===== Recorded data

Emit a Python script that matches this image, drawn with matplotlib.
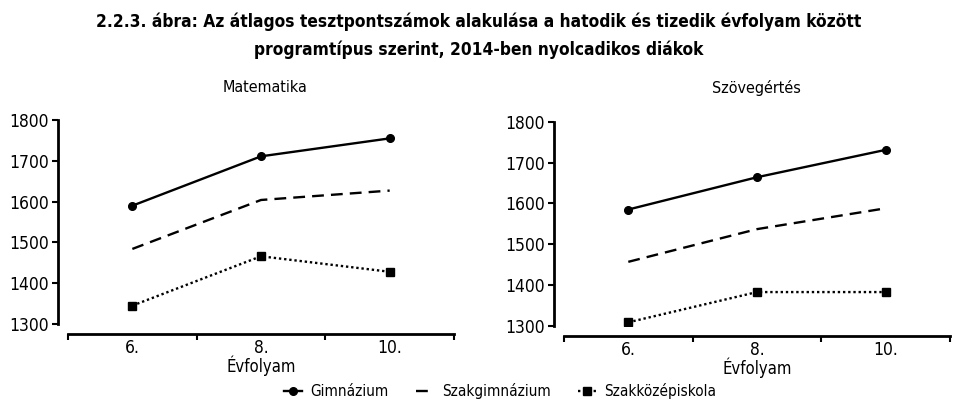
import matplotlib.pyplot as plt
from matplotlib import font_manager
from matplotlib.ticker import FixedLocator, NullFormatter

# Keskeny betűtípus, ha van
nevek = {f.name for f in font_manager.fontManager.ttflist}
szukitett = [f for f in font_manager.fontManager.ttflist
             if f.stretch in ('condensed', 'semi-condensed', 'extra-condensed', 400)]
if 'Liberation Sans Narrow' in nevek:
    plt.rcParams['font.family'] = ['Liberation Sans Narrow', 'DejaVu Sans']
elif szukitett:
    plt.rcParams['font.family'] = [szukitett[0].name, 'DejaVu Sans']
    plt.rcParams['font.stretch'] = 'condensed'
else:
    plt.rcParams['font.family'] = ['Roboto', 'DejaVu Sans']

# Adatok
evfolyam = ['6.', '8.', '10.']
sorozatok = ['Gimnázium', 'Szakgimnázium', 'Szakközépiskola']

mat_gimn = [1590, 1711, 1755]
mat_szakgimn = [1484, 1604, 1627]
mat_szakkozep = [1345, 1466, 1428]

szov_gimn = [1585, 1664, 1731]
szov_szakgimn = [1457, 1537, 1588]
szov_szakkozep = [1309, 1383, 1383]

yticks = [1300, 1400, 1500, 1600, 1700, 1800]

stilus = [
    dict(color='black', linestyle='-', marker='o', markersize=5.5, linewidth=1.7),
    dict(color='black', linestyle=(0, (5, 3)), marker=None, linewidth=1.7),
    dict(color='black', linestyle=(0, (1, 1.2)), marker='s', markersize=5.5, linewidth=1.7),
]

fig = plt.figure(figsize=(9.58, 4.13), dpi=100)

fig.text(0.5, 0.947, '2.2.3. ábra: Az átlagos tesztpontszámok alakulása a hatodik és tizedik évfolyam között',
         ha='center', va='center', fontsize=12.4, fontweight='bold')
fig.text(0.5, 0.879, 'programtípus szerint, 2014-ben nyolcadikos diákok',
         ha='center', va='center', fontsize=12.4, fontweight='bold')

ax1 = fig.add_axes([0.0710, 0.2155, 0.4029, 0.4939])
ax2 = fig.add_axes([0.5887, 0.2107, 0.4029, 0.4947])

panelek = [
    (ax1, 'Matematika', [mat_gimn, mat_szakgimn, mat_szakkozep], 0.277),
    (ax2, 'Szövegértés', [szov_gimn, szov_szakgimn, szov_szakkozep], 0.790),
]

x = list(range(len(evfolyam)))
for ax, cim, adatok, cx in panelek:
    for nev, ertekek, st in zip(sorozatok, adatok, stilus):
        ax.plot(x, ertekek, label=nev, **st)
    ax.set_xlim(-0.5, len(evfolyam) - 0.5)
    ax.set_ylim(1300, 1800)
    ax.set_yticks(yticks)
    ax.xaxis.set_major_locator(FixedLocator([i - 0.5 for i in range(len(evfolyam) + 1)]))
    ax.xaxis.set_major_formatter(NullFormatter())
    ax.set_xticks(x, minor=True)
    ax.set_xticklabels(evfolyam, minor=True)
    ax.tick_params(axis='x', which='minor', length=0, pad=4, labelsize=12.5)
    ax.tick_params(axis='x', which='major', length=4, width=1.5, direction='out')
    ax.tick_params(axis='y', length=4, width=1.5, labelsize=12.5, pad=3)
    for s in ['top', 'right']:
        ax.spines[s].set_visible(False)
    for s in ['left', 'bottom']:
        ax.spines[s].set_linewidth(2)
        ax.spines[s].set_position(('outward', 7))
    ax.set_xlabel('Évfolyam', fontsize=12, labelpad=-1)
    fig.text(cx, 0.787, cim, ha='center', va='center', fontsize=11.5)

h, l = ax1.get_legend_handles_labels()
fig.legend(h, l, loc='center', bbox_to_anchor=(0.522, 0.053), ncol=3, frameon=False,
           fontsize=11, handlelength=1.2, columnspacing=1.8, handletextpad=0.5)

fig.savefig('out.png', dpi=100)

==========

Challenge - Please repeat exactly the data above from its first line to the line that contains "from matplotlib.ticker import", inclusive, and leave every picture out.

Finished task -
Emit a Python script that matches this image, drawn with matplotlib.
import matplotlib.pyplot as plt
from matplotlib import font_manager
from matplotlib.ticker import FixedLocator, NullFormatter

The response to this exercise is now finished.